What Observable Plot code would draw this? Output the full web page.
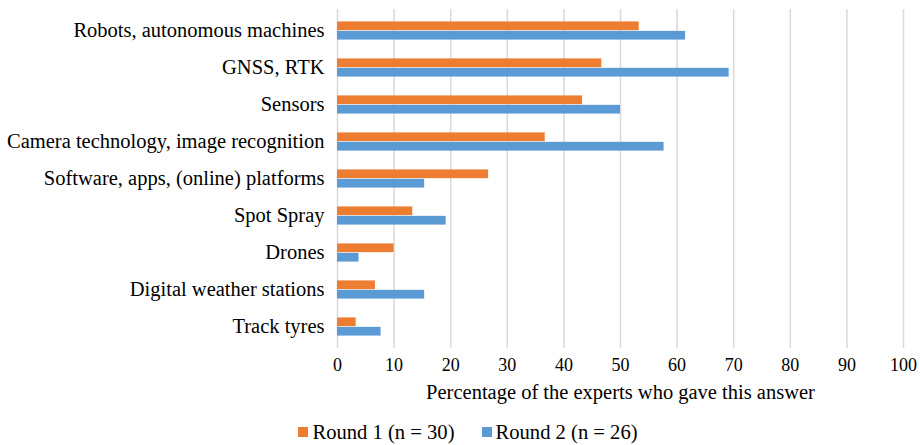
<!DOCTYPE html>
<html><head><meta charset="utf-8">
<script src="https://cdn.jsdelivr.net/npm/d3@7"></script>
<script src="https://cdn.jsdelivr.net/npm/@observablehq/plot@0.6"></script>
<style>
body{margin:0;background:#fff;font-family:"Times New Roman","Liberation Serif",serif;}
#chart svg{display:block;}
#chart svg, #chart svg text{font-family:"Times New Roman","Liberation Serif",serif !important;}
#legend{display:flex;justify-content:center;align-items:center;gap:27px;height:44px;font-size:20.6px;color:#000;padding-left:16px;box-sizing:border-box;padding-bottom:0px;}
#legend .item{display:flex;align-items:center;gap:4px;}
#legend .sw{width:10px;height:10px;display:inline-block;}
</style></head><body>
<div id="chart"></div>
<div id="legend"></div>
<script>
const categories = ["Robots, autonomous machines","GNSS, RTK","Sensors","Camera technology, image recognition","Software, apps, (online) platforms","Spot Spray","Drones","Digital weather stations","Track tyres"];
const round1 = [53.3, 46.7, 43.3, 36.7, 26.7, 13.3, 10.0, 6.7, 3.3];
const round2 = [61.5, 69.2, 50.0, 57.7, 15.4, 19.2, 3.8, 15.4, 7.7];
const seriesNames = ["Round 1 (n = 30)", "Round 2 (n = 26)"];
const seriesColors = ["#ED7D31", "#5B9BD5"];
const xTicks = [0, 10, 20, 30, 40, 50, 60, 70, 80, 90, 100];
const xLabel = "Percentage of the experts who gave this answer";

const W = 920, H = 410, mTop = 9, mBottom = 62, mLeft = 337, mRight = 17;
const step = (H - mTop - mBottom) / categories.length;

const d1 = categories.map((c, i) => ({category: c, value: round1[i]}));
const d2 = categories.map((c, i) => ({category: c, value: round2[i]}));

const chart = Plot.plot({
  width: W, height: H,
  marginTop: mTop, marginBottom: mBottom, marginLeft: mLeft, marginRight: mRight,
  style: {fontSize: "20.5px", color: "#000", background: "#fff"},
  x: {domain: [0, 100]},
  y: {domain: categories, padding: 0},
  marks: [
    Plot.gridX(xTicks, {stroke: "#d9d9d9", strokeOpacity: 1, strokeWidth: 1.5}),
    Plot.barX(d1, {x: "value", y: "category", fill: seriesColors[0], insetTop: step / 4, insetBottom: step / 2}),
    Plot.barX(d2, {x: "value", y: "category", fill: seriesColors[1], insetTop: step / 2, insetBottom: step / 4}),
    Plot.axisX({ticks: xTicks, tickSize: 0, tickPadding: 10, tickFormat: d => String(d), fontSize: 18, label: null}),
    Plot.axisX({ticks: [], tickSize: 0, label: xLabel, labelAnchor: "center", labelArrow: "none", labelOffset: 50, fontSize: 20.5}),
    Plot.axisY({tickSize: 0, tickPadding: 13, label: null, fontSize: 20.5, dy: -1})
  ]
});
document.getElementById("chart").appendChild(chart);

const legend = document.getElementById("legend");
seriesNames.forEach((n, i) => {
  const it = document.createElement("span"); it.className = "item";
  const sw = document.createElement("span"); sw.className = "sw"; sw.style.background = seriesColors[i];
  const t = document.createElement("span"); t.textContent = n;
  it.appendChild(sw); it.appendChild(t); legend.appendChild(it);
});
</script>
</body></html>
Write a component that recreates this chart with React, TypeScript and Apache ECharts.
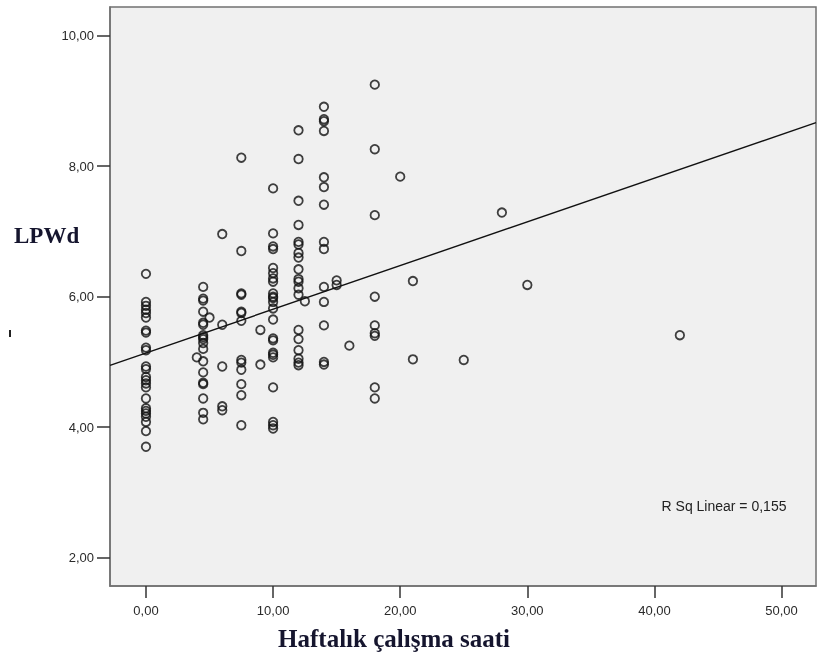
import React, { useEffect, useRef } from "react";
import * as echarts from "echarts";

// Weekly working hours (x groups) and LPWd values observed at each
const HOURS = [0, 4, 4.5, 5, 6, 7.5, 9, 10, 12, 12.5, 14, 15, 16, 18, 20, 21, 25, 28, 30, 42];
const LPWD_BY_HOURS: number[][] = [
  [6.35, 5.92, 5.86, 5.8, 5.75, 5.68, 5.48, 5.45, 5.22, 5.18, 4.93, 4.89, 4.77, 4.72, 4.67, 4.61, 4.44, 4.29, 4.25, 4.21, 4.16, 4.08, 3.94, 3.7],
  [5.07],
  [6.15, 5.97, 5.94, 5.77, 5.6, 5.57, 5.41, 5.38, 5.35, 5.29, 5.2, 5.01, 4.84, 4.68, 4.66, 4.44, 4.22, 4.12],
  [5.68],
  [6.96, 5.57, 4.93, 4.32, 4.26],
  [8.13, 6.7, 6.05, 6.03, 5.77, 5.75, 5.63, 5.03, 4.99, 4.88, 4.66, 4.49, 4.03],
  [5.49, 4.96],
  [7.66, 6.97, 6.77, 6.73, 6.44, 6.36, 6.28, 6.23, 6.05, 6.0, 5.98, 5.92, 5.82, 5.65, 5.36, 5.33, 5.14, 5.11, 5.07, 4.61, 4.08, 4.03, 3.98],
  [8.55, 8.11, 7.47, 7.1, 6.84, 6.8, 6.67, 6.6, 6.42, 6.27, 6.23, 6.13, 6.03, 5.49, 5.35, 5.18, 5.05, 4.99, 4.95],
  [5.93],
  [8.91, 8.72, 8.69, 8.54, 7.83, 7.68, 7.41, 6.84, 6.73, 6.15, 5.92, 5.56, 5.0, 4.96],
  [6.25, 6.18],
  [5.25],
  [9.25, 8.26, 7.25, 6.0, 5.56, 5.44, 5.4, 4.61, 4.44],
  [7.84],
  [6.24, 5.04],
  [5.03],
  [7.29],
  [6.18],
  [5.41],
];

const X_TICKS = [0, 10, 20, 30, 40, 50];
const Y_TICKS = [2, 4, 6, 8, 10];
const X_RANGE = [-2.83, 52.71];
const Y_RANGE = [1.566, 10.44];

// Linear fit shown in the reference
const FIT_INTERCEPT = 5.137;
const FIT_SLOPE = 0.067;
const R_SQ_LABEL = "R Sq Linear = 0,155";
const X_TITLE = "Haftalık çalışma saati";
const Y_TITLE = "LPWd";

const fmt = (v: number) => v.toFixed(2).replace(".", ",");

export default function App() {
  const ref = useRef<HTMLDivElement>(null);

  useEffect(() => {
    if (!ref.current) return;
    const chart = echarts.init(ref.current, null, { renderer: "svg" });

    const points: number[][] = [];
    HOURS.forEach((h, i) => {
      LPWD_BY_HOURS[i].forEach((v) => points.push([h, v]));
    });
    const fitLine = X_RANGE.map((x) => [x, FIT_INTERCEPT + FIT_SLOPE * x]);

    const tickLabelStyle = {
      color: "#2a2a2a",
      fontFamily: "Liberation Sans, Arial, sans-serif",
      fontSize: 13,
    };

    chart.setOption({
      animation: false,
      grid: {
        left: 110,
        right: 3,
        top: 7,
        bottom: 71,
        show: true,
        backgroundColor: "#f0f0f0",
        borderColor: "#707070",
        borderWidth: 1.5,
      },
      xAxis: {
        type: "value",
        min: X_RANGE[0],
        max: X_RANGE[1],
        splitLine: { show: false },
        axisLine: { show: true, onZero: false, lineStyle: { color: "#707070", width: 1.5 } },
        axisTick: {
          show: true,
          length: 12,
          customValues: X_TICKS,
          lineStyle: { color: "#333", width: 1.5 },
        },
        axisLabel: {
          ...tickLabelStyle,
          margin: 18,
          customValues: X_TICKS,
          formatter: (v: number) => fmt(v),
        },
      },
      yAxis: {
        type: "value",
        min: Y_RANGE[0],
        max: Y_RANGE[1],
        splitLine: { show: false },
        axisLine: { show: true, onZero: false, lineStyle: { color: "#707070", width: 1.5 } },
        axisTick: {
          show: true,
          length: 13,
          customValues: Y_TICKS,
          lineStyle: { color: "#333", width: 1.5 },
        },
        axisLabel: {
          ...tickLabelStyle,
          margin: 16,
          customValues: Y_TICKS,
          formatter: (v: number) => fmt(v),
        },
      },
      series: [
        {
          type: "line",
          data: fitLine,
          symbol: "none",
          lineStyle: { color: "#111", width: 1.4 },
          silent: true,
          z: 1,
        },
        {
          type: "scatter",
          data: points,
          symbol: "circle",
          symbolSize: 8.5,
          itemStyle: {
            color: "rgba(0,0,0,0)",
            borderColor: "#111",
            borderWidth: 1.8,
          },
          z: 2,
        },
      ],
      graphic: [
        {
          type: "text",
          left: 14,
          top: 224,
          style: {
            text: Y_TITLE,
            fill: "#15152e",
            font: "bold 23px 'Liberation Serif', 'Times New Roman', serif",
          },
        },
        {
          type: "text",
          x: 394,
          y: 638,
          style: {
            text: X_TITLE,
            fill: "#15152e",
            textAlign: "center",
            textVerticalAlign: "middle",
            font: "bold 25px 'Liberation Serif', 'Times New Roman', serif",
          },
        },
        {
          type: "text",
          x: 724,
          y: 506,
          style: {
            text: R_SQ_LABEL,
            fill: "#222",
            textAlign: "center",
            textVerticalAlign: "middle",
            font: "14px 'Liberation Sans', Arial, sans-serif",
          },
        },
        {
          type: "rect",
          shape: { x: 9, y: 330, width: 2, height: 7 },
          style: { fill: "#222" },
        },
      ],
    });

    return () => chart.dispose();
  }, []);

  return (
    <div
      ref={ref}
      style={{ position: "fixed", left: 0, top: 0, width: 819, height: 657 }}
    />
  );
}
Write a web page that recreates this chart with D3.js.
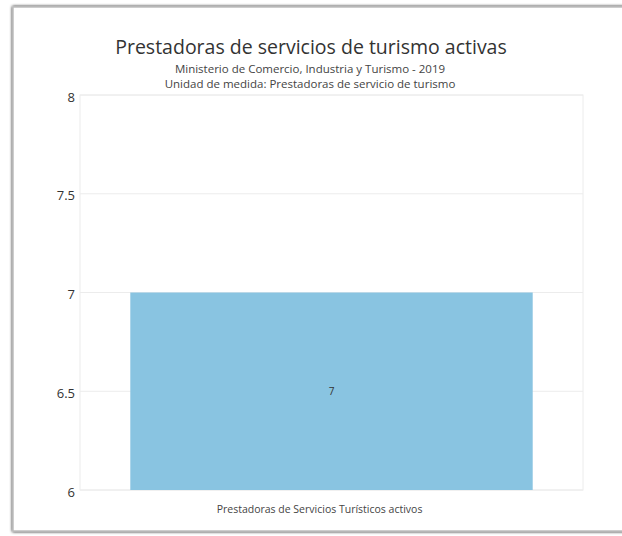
§ §
Written problem. Take out nothing but the lines from the one containing "Write a component" to the one containing "import * as", inclusive, retyped exactly. Drop the pictures.

Correct answer.
Write a component that recreates this chart with React, TypeScript and Apache ECharts.
import React, { useEffect, useRef } from "react";
import * as echarts from "echarts";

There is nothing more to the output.